Serre’s generalization of Nagao’s theorem: An elementary approach

Abstract:

Let $C$ be a smooth projective curve over a field $k$. For each closed point $Q$ of $C$ let $\mathcal {C} = \mathcal {C}(C, Q, k)$ be the coordinate ring of the affine curve obtained by removing $Q$ from $C$. Serre has proved that $GL_2(\mathcal {C})$ is isomorphic to the fundamental group, $\pi _1(G, T)$, of a graph of groups $(G, T)$, where $T$ is a tree with at most one non-terminal vertex. Moreover the subgroups of $GL_2(\mathcal {C})$ attached to the terminal vertices of $T$ are in one-one correspondence with the elements of $\operatorname {Cl}(\mathcal {C})$, the ideal class group of $\mathcal {C}$. This extends an earlier result of Nagao for the simplest case $\mathcal {C} = k[t]$. Serre’s proof is based on applying the theory of groups acting on trees to the quotient graph $\overline {X} = GL_2(\mathcal {C}) \backslash X$, where $X$ is the associated Bruhat-Tits building.

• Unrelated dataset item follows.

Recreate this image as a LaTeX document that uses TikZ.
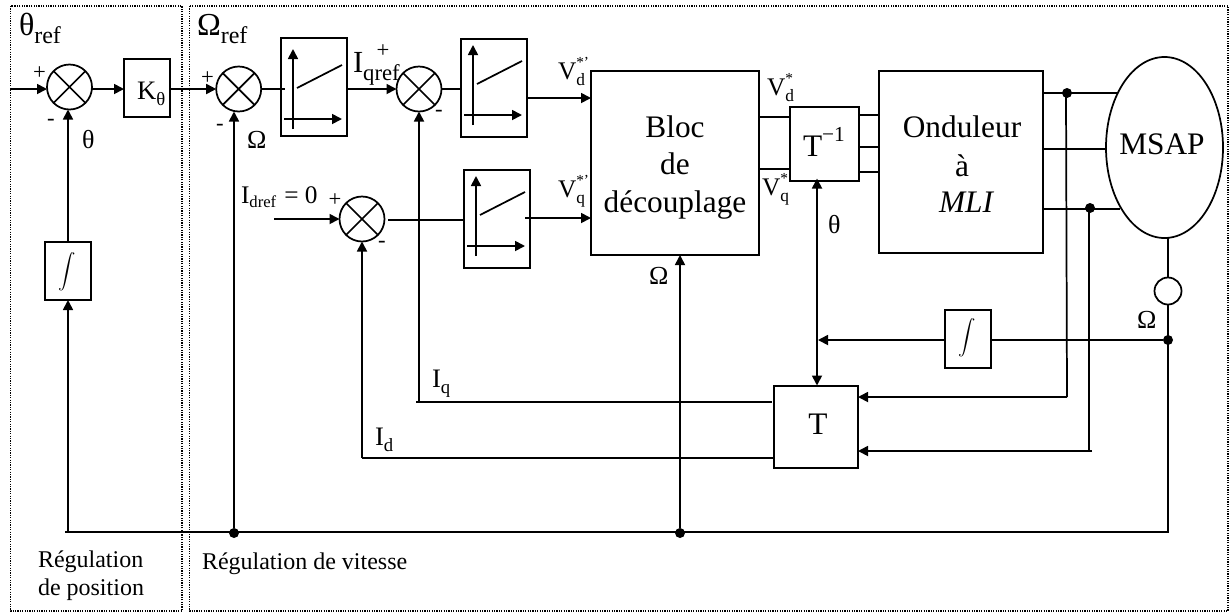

To determine $\overline {X}$ he makes extensive use of the theory of vector bundles (of rank 2) over $C$. In this paper we determine $\overline {X}$ using a more elementary approach which involves substantially less algebraic geometry. The subgroups attached to the edges of $T$ are determined (in part) by a set of positive integers $\mathcal {S}$, say. In this paper we prove that $\mathcal {S}$ is bounded, even when Cl$(\mathcal {C})$ is infinite. This leads, for example, to new free product decomposition results for certain principal congruence subgroups of $GL_2(\mathcal {C})$, involving unipotent and elementary matrices.